The film uses an interview between the widow Kennedy and a reporter to retell the events of the past week as the occurred from the focal point of Jackie. Which is where the film’s weakest point lies; namely, the screenplay gravitates towards building a conflict out of nothing, which ultimately surmounts to nothing in particular – nor it gets a worthy conclusion of this narrative thread. Nonetheless, Jackie is still a force to be reckoned with: both on-screen and personality-wise as well.

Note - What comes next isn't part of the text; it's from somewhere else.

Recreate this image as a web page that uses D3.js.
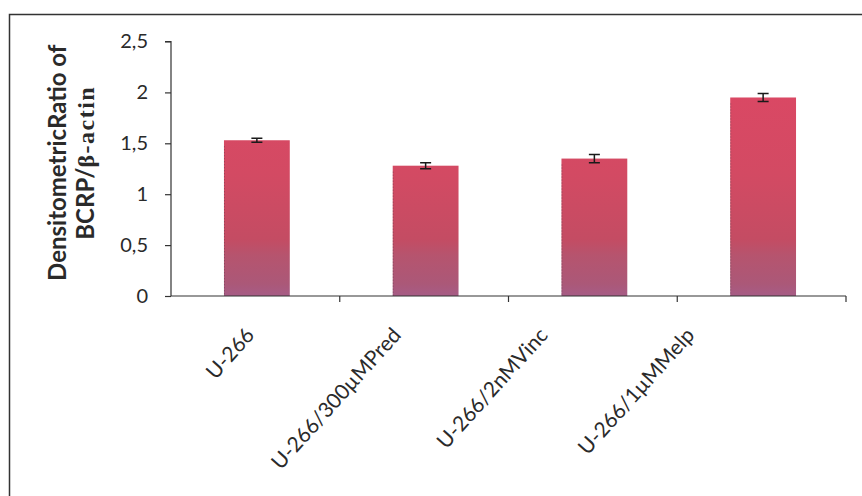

Then we have the flashbacks, which play out in a non-linear fashion, intersecting the events surrounding Jackie’s stay at the white house with her grievances after the key event took place. The nature of how all of this is told may potentially divide moviegoers into two fronts: those who seek linear storytelling to crave their appetites, and those who lean more on the disgruntled fashion of director Pablo Larrain's unconventional choices side. Whatever the case, Jackie does not implicitly convey these narrative dissonances, but rather it takes them as granted, plays with them, and derives a truly unique experience masked as a biopic of JFK murder’s aftershock.
Despite all of that however, Jackie is not about JFK; it’s a character study of Jackie Kennedy trying to cope with the overwhelming grief that hangs above her demeanor like cloud full of rain that’s just about to burst. Lazy analogies aside, this is extremely well captured through the use of a grainy 16mm shot, combined with a 1.66:1 aspect ratio and a tight framing. It’s no wonder too, since the film’s cinematographer Stéphane Fontaine is perfectly aware on how to capture subtle emotions on screen, without it seeming too blatantly obvious, or god forbid: by using handheld. And so, the surrounding façade tells perfectly of Natalie Portman’s character emotions (Jackie), her responds to the situation-at-hand, her wants and needs, and her deep sorrow as conveyed via the bleak interior in which the interview takes place.
Finally, Jackie is a very interesting film, and going in it would require leaving some preconceptions and expectations at the door, which you can undoubtedly pick up later.